> STATED EXERCISE:
Repeat the material verbatim and drop the pictures.

> MATERIAL FOR THIS EXERCISE:
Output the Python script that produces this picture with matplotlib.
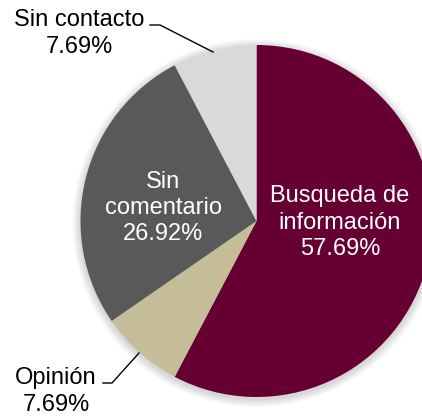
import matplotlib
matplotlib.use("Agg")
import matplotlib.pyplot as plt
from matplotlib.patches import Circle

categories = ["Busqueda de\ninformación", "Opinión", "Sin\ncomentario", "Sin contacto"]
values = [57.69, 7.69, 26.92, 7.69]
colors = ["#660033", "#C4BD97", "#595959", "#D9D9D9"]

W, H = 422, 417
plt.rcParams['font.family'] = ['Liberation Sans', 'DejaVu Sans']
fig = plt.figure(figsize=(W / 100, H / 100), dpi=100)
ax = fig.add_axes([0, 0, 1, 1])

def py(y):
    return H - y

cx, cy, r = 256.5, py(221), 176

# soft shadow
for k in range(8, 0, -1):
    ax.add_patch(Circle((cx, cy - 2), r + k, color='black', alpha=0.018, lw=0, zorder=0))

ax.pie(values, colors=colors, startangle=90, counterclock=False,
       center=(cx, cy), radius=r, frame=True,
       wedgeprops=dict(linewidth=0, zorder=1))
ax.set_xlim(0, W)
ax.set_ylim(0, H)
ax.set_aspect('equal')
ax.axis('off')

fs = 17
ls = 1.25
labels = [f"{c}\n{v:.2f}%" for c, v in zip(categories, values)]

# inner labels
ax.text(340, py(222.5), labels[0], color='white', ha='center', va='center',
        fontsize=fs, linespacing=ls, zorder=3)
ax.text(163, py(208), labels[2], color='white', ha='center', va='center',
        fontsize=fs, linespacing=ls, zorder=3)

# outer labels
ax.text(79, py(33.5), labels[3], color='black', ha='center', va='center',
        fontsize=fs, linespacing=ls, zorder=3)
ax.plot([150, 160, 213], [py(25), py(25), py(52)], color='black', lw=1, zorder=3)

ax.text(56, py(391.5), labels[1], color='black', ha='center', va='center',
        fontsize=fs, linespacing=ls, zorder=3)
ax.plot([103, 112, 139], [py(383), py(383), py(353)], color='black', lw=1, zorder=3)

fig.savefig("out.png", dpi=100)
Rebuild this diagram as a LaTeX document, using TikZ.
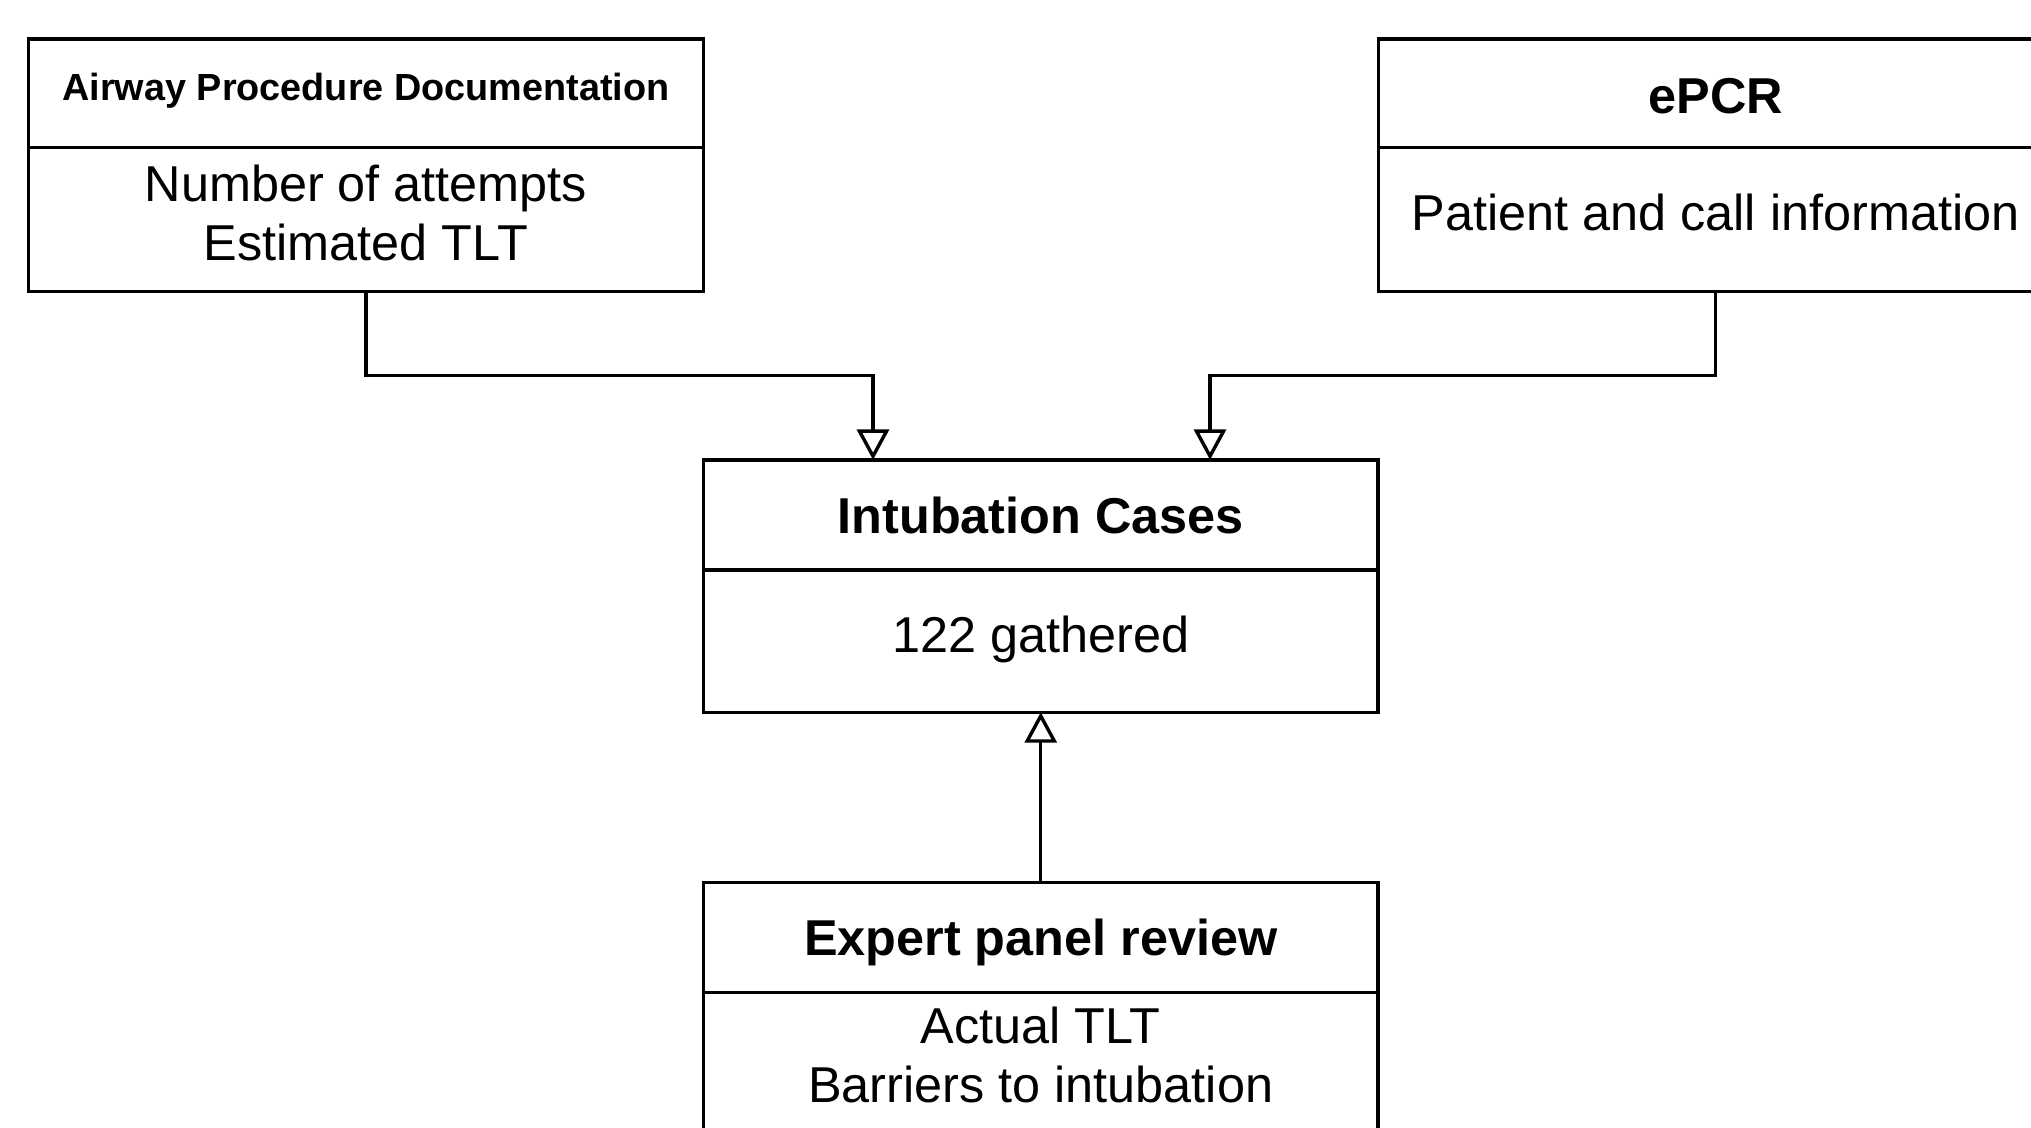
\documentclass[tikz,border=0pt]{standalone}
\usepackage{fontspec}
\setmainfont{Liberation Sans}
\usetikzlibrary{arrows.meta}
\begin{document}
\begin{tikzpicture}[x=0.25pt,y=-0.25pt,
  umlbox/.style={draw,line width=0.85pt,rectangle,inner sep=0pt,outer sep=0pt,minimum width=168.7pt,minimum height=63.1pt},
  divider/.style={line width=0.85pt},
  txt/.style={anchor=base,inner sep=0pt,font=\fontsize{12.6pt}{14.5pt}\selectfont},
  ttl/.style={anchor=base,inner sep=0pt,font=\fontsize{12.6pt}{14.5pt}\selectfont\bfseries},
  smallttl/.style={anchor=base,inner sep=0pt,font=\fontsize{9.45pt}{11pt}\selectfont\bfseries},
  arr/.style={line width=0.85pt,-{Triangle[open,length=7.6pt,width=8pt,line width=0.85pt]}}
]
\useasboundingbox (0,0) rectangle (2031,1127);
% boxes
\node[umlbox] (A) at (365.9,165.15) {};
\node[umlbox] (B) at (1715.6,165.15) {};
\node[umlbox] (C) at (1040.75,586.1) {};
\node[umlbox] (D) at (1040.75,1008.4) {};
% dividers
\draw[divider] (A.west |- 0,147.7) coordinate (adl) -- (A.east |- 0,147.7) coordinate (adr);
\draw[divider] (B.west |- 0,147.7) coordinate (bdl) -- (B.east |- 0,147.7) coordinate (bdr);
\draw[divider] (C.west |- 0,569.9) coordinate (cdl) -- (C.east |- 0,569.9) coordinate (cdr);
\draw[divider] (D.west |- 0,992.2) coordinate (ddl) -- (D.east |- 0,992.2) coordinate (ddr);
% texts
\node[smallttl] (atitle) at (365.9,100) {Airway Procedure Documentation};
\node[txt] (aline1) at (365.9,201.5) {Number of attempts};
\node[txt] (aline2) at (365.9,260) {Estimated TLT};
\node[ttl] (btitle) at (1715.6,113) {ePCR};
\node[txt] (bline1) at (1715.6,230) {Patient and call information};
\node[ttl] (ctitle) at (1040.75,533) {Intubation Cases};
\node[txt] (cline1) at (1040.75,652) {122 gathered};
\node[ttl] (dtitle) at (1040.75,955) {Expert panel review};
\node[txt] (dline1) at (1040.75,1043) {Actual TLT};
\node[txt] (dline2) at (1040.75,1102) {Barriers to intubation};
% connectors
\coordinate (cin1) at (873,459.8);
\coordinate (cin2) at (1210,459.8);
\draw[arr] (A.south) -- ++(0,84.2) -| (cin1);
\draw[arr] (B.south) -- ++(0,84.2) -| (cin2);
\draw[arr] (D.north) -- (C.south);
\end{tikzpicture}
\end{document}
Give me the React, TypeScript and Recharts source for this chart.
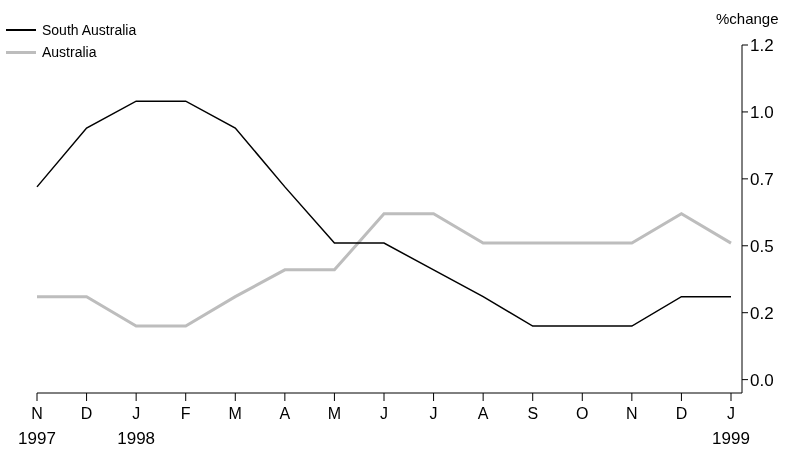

> SOLVED EXERCISE:
Output the Python script that produces this picture with matplotlib.
import matplotlib
matplotlib.use("Agg")
import matplotlib.pyplot as plt
from matplotlib.patches import Circle

categories = ["Busqueda de\ninformación", "Opinión", "Sin\ncomentario", "Sin contacto"]
values = [57.69, 7.69, 26.92, 7.69]
colors = ["#660033", "#C4BD97", "#595959", "#D9D9D9"]

W, H = 422, 417
plt.rcParams['font.family'] = ['Liberation Sans', 'DejaVu Sans']
fig = plt.figure(figsize=(W / 100, H / 100), dpi=100)
ax = fig.add_axes([0, 0, 1, 1])

def py(y):
    return H - y

cx, cy, r = 256.5, py(221), 176

# soft shadow
for k in range(8, 0, -1):
    ax.add_patch(Circle((cx, cy - 2), r + k, color='black', alpha=0.018, lw=0, zorder=0))

ax.pie(values, colors=colors, startangle=90, counterclock=False,
       center=(cx, cy), radius=r, frame=True,
       wedgeprops=dict(linewidth=0, zorder=1))
ax.set_xlim(0, W)
ax.set_ylim(0, H)
ax.set_aspect('equal')
ax.axis('off')

fs = 17
ls = 1.25
labels = [f"{c}\n{v:.2f}%" for c, v in zip(categories, values)]

# inner labels
ax.text(340, py(222.5), labels[0], color='white', ha='center', va='center',
        fontsize=fs, linespacing=ls, zorder=3)
ax.text(163, py(208), labels[2], color='white', ha='center', va='center',
        fontsize=fs, linespacing=ls, zorder=3)

# outer labels
ax.text(79, py(33.5), labels[3], color='black', ha='center', va='center',
        fontsize=fs, linespacing=ls, zorder=3)
ax.plot([150, 160, 213], [py(25), py(25), py(52)], color='black', lw=1, zorder=3)

ax.text(56, py(391.5), labels[1], color='black', ha='center', va='center',
        fontsize=fs, linespacing=ls, zorder=3)
ax.plot([103, 112, 139], [py(383), py(383), py(353)], color='black', lw=1, zorder=3)

fig.savefig("out.png", dpi=100)
Rebuild this diagram as a LaTeX document, using TikZ.
\documentclass[tikz,border=0pt]{standalone}
\usepackage{fontspec}
\setmainfont{Liberation Sans}
\usetikzlibrary{arrows.meta}
\begin{document}
\begin{tikzpicture}[x=0.25pt,y=-0.25pt,
  umlbox/.style={draw,line width=0.85pt,rectangle,inner sep=0pt,outer sep=0pt,minimum width=168.7pt,minimum height=63.1pt},
  divider/.style={line width=0.85pt},
  txt/.style={anchor=base,inner sep=0pt,font=\fontsize{12.6pt}{14.5pt}\selectfont},
  ttl/.style={anchor=base,inner sep=0pt,font=\fontsize{12.6pt}{14.5pt}\selectfont\bfseries},
  smallttl/.style={anchor=base,inner sep=0pt,font=\fontsize{9.45pt}{11pt}\selectfont\bfseries},
  arr/.style={line width=0.85pt,-{Triangle[open,length=7.6pt,width=8pt,line width=0.85pt]}}
]
\useasboundingbox (0,0) rectangle (2031,1127);
% boxes
\node[umlbox] (A) at (365.9,165.15) {};
\node[umlbox] (B) at (1715.6,165.15) {};
\node[umlbox] (C) at (1040.75,586.1) {};
\node[umlbox] (D) at (1040.75,1008.4) {};
% dividers
\draw[divider] (A.west |- 0,147.7) coordinate (adl) -- (A.east |- 0,147.7) coordinate (adr);
\draw[divider] (B.west |- 0,147.7) coordinate (bdl) -- (B.east |- 0,147.7) coordinate (bdr);
\draw[divider] (C.west |- 0,569.9) coordinate (cdl) -- (C.east |- 0,569.9) coordinate (cdr);
\draw[divider] (D.west |- 0,992.2) coordinate (ddl) -- (D.east |- 0,992.2) coordinate (ddr);
% texts
\node[smallttl] (atitle) at (365.9,100) {Airway Procedure Documentation};
\node[txt] (aline1) at (365.9,201.5) {Number of attempts};
\node[txt] (aline2) at (365.9,260) {Estimated TLT};
\node[ttl] (btitle) at (1715.6,113) {ePCR};
\node[txt] (bline1) at (1715.6,230) {Patient and call information};
\node[ttl] (ctitle) at (1040.75,533) {Intubation Cases};
\node[txt] (cline1) at (1040.75,652) {122 gathered};
\node[ttl] (dtitle) at (1040.75,955) {Expert panel review};
\node[txt] (dline1) at (1040.75,1043) {Actual TLT};
\node[txt] (dline2) at (1040.75,1102) {Barriers to intubation};
% connectors
\coordinate (cin1) at (873,459.8);
\coordinate (cin2) at (1210,459.8);
\draw[arr] (A.south) -- ++(0,84.2) -| (cin1);
\draw[arr] (B.south) -- ++(0,84.2) -| (cin2);
\draw[arr] (D.north) -- (C.south);
\end{tikzpicture}
\end{document}
Give me the React, TypeScript and Recharts source for this chart.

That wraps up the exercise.